◆ **Charts and diagrams as code**

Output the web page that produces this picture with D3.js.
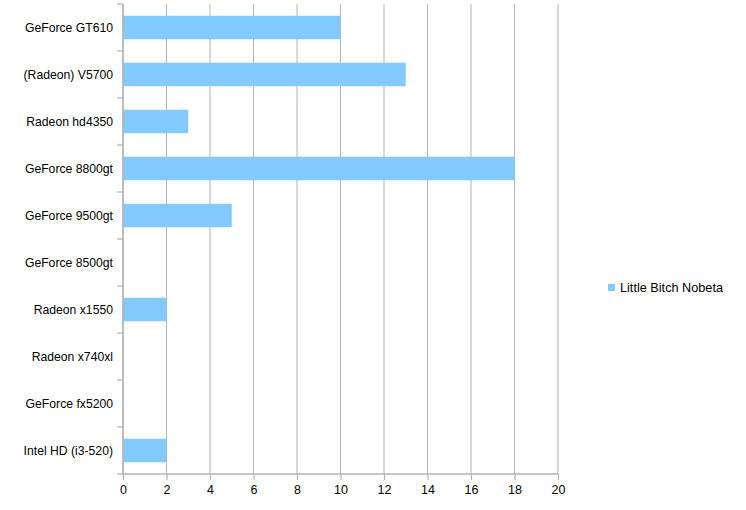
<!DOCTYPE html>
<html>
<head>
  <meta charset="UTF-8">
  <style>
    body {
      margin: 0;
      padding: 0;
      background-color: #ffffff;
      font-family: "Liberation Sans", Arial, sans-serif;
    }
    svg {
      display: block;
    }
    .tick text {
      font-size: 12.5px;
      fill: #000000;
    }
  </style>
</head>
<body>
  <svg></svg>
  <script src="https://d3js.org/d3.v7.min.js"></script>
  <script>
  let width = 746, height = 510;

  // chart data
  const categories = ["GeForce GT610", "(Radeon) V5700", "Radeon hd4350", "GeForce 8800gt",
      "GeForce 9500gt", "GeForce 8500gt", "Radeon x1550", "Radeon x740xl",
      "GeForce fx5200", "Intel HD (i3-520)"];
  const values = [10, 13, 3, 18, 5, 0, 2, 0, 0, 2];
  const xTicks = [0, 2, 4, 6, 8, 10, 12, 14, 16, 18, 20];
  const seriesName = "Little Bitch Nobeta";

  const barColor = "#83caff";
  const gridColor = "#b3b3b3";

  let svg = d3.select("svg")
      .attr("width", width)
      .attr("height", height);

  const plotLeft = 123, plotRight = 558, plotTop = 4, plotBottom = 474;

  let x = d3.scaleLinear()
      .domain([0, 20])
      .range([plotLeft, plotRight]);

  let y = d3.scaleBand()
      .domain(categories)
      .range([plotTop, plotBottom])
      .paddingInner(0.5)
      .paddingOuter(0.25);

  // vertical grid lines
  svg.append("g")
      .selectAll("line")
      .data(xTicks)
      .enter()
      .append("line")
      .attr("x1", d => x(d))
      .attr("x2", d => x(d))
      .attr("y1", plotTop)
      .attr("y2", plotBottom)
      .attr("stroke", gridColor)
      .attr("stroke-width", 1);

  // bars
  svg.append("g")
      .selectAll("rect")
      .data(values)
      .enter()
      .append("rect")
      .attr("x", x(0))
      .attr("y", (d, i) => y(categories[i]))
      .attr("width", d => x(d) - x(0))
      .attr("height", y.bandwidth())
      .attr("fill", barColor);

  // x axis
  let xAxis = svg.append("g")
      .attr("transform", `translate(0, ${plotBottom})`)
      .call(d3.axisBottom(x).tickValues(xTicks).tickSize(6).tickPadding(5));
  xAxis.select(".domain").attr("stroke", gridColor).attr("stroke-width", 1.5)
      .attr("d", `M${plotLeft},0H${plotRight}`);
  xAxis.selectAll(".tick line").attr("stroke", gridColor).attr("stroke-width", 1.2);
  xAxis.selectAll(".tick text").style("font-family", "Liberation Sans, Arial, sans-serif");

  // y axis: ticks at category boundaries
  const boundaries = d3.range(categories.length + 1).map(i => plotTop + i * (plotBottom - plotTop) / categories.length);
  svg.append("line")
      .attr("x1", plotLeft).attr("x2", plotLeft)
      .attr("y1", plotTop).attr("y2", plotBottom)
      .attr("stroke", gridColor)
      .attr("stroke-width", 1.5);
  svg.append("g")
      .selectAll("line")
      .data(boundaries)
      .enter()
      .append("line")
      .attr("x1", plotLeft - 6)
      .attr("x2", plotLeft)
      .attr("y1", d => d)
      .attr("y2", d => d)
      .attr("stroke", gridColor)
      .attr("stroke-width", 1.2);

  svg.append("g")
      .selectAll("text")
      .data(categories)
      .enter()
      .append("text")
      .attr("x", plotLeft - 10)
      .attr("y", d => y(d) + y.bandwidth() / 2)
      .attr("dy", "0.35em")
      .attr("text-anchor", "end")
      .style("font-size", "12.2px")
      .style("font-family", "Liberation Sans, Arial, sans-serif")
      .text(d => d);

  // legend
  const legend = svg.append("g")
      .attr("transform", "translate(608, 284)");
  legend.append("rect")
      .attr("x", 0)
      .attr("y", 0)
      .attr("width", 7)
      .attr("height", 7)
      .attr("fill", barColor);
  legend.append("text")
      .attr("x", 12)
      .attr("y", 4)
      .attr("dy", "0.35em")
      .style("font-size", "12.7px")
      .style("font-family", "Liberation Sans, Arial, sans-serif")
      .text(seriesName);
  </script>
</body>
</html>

---

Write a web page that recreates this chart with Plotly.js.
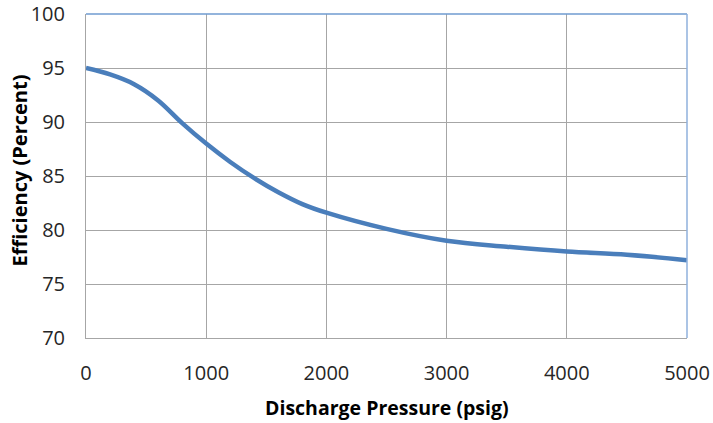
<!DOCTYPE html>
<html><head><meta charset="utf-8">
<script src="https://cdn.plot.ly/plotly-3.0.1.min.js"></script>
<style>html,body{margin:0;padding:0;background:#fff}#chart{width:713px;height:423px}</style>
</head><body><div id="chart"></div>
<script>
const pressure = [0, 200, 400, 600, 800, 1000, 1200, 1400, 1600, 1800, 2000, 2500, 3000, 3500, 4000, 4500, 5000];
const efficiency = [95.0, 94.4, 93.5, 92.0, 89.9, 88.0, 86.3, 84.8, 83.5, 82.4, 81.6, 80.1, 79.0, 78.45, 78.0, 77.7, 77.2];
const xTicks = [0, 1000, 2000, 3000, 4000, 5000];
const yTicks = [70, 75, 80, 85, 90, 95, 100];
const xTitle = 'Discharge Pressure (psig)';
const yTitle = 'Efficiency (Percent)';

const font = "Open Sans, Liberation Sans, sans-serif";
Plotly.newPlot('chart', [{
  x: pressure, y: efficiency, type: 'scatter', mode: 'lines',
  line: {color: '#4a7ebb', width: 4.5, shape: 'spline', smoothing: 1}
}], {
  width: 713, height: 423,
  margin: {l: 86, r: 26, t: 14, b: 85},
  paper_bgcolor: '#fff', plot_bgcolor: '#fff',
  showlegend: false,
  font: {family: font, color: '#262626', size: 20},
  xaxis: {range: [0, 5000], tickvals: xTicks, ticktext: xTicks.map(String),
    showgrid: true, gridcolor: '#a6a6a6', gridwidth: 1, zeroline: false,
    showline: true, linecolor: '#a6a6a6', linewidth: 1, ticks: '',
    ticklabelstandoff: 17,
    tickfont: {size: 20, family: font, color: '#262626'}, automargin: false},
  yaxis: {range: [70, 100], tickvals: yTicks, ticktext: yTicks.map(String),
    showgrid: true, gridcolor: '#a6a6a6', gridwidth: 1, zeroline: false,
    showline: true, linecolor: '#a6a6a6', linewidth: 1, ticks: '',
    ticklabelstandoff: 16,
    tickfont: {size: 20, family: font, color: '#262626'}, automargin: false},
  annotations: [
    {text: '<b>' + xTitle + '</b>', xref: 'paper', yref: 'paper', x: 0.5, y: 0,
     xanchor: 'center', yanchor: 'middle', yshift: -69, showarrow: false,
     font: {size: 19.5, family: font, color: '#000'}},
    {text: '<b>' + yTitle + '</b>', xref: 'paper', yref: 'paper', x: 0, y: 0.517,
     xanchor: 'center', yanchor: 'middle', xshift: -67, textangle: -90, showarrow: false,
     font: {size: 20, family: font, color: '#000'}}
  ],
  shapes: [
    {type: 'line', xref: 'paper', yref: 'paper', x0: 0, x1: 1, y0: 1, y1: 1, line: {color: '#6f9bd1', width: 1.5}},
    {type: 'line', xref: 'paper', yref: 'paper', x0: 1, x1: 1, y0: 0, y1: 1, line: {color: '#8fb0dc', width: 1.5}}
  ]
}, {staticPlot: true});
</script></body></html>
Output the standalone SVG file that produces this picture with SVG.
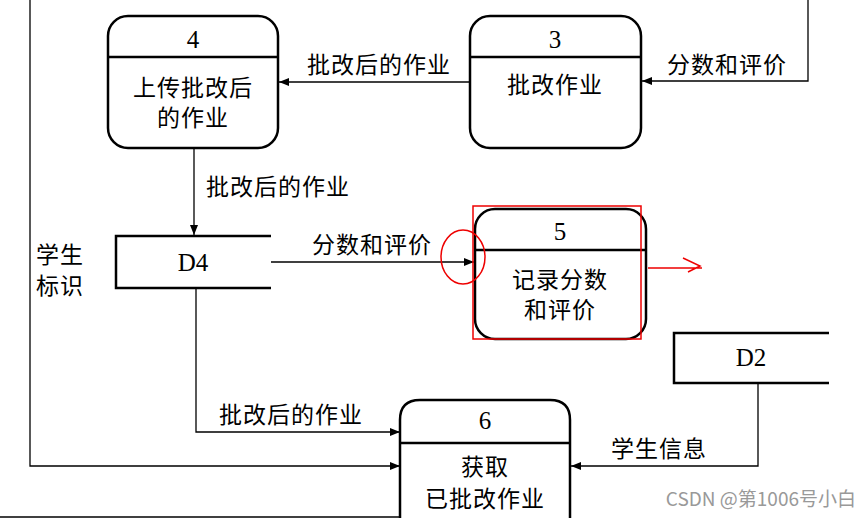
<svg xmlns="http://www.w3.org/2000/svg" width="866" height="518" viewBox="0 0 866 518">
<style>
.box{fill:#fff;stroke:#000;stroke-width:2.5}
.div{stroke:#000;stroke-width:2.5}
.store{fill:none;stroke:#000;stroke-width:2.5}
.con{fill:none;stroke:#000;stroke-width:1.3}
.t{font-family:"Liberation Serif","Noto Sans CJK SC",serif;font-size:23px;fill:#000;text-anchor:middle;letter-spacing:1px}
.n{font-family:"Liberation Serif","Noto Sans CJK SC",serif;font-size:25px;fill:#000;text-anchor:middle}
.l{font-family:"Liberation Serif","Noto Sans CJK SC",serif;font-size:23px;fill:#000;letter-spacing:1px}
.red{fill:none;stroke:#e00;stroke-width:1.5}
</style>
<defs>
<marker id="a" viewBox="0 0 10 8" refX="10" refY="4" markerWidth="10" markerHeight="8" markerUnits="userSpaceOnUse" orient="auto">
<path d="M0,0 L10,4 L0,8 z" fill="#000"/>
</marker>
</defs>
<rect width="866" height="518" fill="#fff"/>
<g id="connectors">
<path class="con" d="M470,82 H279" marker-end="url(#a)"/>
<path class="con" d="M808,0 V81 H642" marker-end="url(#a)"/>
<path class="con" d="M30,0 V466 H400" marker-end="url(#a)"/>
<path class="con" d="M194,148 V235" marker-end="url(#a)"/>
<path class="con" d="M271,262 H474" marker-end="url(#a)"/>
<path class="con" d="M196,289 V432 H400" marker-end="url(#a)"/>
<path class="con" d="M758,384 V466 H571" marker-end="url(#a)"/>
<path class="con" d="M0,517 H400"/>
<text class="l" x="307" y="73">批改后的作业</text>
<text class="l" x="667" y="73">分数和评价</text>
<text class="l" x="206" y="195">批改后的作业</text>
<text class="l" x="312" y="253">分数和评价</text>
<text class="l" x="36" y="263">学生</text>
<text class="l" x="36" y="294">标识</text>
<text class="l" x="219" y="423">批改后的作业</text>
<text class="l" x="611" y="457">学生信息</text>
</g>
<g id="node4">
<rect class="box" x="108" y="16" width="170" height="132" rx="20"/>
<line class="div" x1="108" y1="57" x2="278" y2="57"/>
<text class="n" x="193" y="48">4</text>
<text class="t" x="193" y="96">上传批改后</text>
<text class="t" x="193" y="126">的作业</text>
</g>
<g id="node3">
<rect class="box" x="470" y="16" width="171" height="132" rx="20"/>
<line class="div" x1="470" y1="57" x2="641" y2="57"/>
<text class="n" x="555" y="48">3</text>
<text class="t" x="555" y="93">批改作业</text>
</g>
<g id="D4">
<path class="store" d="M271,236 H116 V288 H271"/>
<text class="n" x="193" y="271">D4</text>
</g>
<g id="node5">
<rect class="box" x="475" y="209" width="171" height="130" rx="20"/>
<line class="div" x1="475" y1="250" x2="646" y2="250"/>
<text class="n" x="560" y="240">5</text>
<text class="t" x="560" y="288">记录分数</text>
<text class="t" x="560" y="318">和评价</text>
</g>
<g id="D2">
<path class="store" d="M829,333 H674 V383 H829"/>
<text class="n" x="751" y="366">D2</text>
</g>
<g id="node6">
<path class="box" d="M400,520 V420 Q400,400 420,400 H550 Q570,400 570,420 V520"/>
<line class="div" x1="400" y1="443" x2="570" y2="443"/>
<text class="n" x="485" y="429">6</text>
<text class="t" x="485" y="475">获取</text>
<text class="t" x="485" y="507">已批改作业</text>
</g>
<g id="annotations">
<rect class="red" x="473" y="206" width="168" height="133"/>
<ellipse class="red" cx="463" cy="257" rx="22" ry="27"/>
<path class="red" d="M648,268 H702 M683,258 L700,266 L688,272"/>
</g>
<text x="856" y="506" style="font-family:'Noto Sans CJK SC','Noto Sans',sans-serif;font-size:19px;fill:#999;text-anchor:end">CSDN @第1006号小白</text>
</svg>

◆ **Problem to work on**
From the records above, quote word for word only the lines beginning at the line that has "Output the web" and stopping after the line that has "let width = 746, height = 510;". Omit the pictures.

◆ **Exercise answer**
Output the web page that produces this picture with D3.js.
<!DOCTYPE html>
<html>
<head>
  <meta charset="UTF-8">
  <style>
    body {
      margin: 0;
      padding: 0;
      background-color: #ffffff;
      font-family: "Liberation Sans", Arial, sans-serif;
    }
    svg {
      display: block;
    }
    .tick text {
      font-size: 12.5px;
      fill: #000000;
    }
  </style>
</head>
<body>
  <svg></svg>
  <script src="https://d3js.org/d3.v7.min.js"></script>
  <script>
  let width = 746, height = 510;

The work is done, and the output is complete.